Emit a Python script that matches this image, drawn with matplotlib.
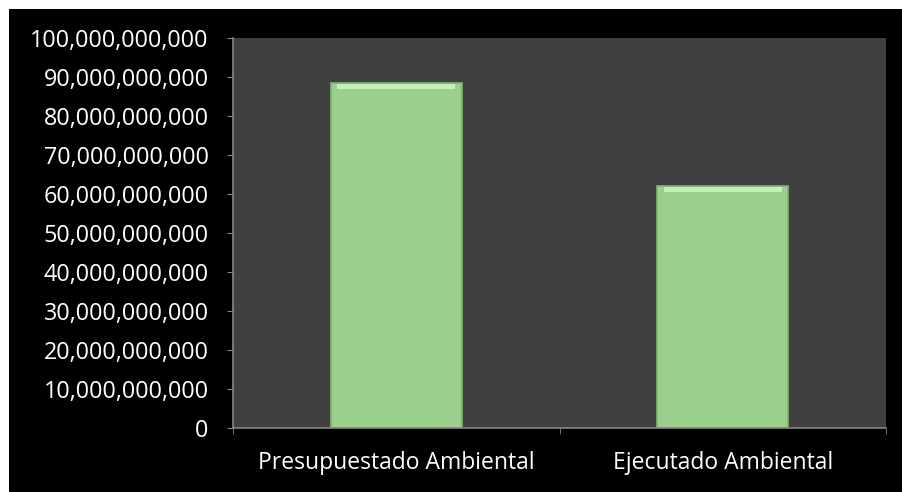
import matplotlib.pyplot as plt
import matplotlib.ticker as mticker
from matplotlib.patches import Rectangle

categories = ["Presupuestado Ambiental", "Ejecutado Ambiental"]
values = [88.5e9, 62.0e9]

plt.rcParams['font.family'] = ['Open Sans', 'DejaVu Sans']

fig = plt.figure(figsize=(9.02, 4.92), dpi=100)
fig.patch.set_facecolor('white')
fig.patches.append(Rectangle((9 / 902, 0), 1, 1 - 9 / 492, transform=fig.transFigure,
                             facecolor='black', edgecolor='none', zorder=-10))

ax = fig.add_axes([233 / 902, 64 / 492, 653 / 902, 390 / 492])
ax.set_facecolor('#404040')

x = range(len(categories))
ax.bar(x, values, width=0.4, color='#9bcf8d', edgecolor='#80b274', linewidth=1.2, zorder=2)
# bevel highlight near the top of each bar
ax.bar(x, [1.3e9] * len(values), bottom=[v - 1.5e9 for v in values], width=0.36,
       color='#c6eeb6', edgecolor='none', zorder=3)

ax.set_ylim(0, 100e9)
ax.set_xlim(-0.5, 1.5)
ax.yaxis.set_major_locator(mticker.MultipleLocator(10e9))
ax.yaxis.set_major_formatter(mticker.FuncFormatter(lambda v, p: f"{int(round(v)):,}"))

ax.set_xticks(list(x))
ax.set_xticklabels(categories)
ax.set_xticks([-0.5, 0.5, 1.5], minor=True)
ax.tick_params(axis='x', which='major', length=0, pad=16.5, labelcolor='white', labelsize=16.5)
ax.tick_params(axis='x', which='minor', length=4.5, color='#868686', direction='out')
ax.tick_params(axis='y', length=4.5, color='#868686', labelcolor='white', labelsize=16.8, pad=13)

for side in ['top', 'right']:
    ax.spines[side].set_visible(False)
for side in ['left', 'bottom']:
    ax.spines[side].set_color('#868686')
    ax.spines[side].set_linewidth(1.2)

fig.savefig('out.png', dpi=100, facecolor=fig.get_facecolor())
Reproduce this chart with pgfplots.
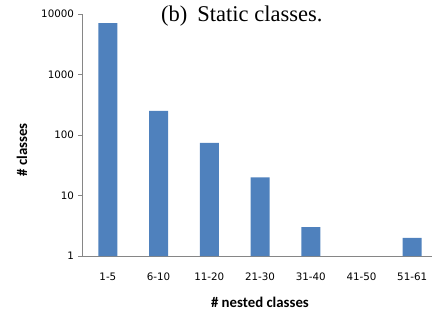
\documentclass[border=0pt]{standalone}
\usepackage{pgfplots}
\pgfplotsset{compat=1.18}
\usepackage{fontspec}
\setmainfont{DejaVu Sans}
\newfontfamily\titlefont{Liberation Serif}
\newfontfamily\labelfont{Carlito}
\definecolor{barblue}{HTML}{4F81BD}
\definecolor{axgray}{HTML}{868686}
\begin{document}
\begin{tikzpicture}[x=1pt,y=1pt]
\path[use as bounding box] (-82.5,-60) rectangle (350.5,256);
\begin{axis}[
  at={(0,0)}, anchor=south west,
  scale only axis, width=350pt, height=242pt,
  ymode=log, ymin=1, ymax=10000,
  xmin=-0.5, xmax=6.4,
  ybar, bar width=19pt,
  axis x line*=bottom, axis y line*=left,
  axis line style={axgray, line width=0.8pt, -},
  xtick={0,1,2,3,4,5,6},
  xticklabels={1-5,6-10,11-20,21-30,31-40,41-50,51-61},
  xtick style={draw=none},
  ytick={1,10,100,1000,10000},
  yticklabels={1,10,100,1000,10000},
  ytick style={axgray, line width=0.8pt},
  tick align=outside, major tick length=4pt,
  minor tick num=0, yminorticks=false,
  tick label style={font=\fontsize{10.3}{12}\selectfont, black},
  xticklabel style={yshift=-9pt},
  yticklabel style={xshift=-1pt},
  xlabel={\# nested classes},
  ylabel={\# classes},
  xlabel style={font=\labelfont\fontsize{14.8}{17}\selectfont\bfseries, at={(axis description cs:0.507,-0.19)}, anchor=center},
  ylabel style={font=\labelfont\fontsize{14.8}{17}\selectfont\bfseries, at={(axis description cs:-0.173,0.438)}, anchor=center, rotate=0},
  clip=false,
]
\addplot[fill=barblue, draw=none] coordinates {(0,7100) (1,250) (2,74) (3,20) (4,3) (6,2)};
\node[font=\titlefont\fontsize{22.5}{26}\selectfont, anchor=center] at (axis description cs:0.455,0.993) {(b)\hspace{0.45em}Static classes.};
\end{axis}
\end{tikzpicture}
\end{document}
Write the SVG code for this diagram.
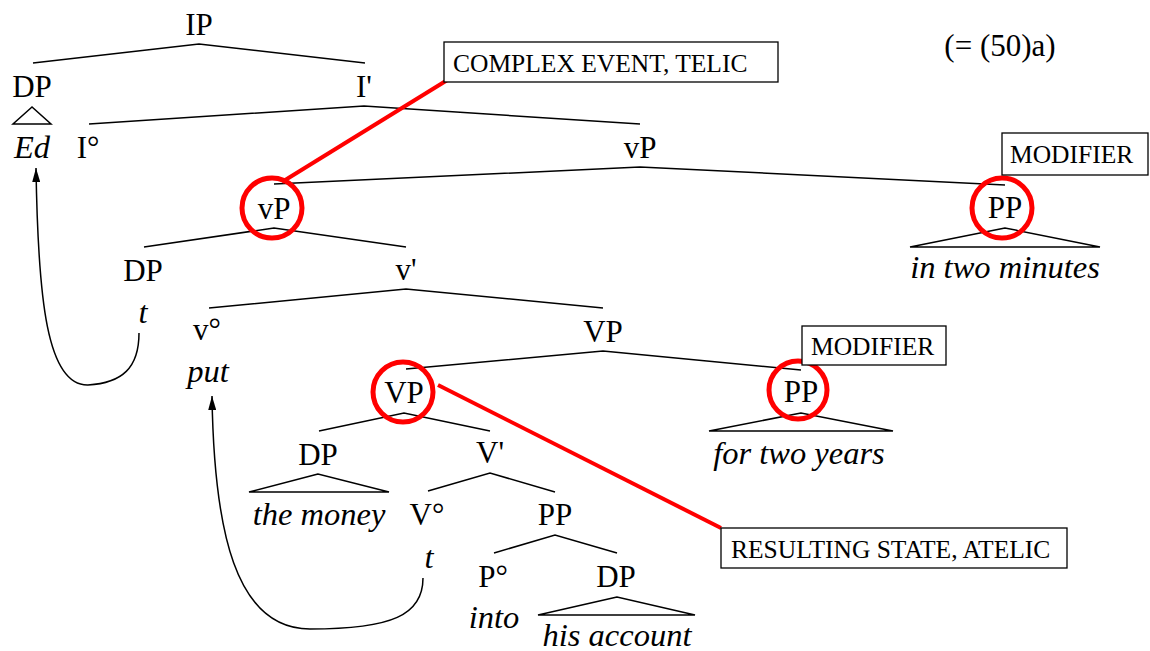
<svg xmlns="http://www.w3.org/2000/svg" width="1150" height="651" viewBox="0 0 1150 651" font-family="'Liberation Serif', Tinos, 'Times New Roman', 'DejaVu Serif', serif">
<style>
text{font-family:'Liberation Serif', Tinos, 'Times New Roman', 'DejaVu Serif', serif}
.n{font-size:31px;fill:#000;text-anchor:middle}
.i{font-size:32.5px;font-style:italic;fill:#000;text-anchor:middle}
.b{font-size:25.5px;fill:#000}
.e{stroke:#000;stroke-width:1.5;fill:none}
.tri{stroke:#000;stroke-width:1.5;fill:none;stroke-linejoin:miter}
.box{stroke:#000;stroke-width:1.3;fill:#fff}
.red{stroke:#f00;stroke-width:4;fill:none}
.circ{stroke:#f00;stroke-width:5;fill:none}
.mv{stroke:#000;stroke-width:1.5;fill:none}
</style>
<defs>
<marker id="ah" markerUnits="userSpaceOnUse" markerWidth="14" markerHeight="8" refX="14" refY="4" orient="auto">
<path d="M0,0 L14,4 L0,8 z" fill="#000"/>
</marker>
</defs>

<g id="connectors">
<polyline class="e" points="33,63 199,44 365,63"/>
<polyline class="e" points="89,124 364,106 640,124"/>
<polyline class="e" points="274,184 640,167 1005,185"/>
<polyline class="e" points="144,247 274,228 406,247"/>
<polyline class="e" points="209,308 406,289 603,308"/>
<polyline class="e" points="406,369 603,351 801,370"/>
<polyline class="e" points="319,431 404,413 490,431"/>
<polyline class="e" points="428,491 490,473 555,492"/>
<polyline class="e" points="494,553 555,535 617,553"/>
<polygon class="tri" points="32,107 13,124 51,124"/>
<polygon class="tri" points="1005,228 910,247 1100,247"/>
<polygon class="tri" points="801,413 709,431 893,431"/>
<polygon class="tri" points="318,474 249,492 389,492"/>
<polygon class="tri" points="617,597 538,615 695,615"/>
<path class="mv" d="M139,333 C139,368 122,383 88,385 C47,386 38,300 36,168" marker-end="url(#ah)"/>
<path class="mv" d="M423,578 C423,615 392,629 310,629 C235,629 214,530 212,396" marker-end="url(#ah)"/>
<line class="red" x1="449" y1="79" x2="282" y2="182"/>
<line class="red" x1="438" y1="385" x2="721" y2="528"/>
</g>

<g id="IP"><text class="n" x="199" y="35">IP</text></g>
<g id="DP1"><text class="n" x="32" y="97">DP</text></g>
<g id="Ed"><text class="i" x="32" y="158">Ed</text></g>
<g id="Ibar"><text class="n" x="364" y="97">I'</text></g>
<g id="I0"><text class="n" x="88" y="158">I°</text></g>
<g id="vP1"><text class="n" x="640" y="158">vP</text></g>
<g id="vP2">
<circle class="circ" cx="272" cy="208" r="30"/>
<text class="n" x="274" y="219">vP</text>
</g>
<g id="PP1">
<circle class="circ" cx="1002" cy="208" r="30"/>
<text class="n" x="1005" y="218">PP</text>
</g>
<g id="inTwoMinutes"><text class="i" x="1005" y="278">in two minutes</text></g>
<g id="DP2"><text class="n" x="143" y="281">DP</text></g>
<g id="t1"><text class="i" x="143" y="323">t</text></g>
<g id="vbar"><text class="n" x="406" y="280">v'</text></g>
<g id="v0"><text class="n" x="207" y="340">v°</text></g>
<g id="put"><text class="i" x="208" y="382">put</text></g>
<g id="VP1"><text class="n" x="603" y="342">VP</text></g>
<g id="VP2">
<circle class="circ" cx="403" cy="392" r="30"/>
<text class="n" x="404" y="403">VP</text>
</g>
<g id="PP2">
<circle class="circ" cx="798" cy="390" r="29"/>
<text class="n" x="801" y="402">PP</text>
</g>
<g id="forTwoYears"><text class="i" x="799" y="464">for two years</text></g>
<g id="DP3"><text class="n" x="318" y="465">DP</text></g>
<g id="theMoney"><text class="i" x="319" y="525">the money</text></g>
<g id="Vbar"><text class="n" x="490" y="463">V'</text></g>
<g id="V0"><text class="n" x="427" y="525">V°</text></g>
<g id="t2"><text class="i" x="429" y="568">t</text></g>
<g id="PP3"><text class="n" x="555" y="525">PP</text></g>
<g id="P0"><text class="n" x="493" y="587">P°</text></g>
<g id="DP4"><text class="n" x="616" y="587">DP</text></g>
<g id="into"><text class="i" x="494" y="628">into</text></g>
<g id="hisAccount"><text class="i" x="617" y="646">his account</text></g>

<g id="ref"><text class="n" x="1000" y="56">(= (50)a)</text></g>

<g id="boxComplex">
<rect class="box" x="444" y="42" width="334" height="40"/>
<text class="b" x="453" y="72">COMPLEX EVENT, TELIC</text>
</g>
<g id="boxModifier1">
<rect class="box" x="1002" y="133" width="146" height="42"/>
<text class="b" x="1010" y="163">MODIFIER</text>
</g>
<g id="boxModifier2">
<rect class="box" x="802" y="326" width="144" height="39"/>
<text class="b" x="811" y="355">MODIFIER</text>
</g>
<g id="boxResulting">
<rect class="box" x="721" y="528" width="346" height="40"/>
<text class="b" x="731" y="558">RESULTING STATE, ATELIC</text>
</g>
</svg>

==

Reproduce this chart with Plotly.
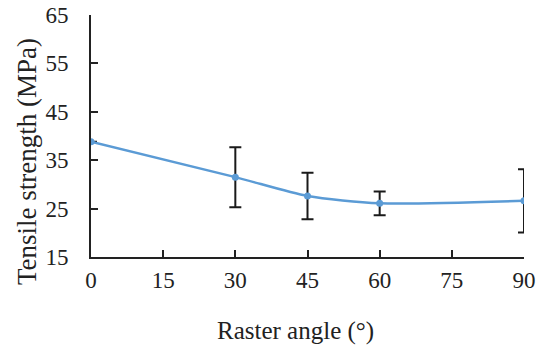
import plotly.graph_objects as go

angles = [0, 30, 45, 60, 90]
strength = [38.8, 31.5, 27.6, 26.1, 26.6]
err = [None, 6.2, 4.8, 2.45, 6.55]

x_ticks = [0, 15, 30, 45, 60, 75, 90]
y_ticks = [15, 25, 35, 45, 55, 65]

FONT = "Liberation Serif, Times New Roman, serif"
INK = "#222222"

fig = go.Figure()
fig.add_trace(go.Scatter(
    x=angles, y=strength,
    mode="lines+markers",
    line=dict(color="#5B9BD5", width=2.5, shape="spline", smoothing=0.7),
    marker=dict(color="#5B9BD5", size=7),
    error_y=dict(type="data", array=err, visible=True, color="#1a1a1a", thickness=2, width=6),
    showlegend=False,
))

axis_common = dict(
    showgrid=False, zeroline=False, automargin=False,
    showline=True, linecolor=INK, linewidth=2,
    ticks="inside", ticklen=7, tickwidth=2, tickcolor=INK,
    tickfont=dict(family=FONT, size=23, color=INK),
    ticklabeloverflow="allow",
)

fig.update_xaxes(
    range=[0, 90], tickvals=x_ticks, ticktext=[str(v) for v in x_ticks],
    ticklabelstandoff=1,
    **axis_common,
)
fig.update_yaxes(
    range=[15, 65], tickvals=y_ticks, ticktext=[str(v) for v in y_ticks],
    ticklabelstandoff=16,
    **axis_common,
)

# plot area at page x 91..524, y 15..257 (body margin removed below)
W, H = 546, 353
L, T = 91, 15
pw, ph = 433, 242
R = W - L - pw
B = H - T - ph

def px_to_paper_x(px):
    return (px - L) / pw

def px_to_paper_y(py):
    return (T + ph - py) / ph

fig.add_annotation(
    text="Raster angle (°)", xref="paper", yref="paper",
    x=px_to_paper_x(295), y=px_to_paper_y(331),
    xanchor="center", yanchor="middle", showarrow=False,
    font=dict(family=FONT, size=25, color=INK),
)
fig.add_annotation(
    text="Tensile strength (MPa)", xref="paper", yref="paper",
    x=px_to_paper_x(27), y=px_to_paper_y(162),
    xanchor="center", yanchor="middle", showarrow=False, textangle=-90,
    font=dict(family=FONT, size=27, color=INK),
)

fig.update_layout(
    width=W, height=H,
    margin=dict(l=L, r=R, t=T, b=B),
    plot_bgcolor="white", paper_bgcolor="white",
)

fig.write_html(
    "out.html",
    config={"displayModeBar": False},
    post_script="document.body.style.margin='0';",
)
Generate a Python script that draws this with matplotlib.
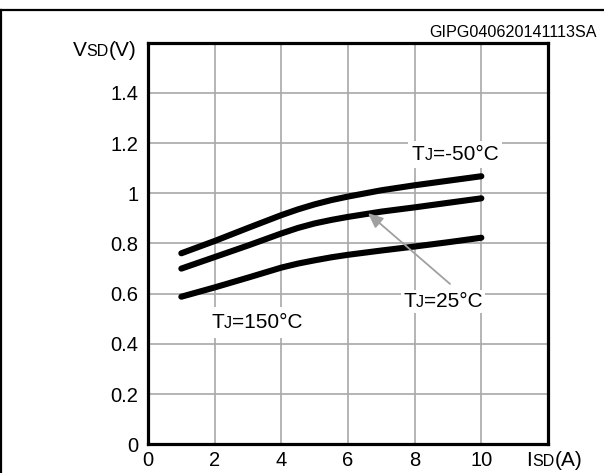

- [AIM OF THE EXERCISE]:
In the listing above, find the line containing "Emit a Python" and the line containing "plt.rcParams['font.family'] = ['Open". Reproduce those lines and all between them exactly, with no pictures and nothing more.

- [REPLY TO THE EXERCISE]:
Emit a Python script that matches this image, drawn with matplotlib.
import matplotlib.pyplot as plt
import matplotlib.ticker as mticker
from matplotlib.patches import Rectangle

categories = ["Presupuestado Ambiental", "Ejecutado Ambiental"]
values = [88.5e9, 62.0e9]

plt.rcParams['font.family'] = ['Open Sans', 'DejaVu Sans']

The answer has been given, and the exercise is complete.